Ketanji Brown Jackson set to become first black woman in Supreme Court

Supreme Court nominee Ketanji Brown Jackson meets with Sen. Susan Collins, R-Maine, on Capitol Hill in Washington (Picture: AP)

A Republican Senator from Maine said she will vote for Judge Ketanji Brown Jackson to join the US Supreme Court, providing bipartisan support for President Joe Biden’s nominee to the high court.

Maine Senator Susan Collins said Wednesday she will vote to confirm Judge Jackson, all but assuring that Jackson will be the first Black woman on the Supreme Court.

In a statement, Collins said she has met with Jackson a second time following her confirmation hearings last week and decided that ‘she possesses the experience, qualifications, and integrity to serve as an Associate Justice on the Supreme Court.’

‘I will, therefore, vote to confirm her to this position,’ Collins said in the statement.

Collins’ support gives Democrats a one-vote cushion in the 50-50 Senate, and will likely save Vice President Kamala Harris from having to be the tie-breaker in the vote. It is expected that all 50 Democrats will support Jackson.

Jackson, 51, faced a grueling week of confirmation hearings, where Republican Senators questioned her on a range of judicial issues and took the hearing as an opportunity to air grievances on a list of conservative social issues.

She was expected to be confirmed even if no Republicans in the evenly split Senate cast a vote for her. Jackson, who would replace retiring Justice Stephen Breyer, would be the third Black justice to join the high court after Thurgood Marshall and Clarence Thomas. She would also be the sixth woman, and the first former public defender on the court.

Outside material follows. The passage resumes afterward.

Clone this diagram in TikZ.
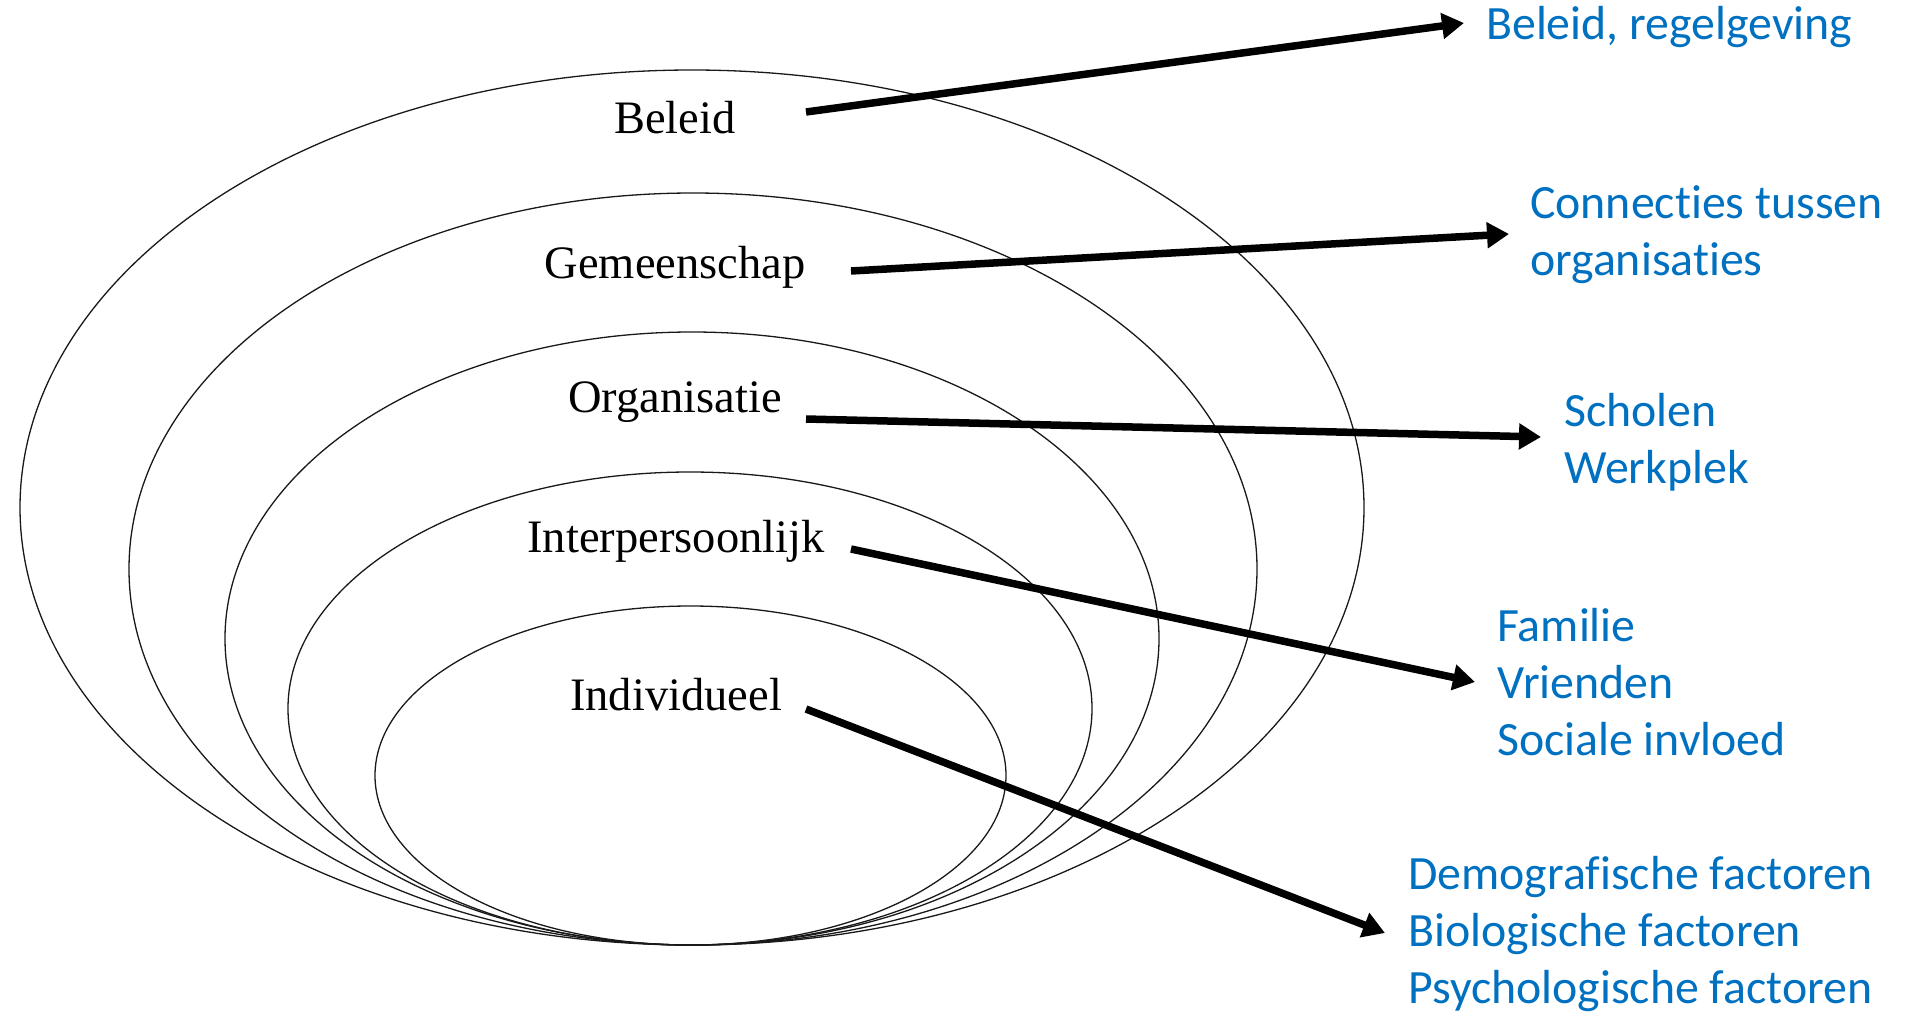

Two other more moderate Republicans, Lisa Murkowski of Alaska and Mitt Romney of Utah, have not yet revealed how they plan to vote on Jackson’s nomination.

It’s unclear if any other Republican senators will vote for Jackson, Senate Republican Leader Mitch McConnell said last week he would not be supporting her due to her sentencing record and her support from liberal advocacy groups.

Collins called the confirmation process ‘broken’ during an interview with The New York Times, during which she shared her decision to vote for Jackson.

‘I have no doubt that, if Judge Jackson is confirmed, I will not agree with every vote that she casts as a Justice,’ Collins said. ‘That alone, however, is not disqualifying.’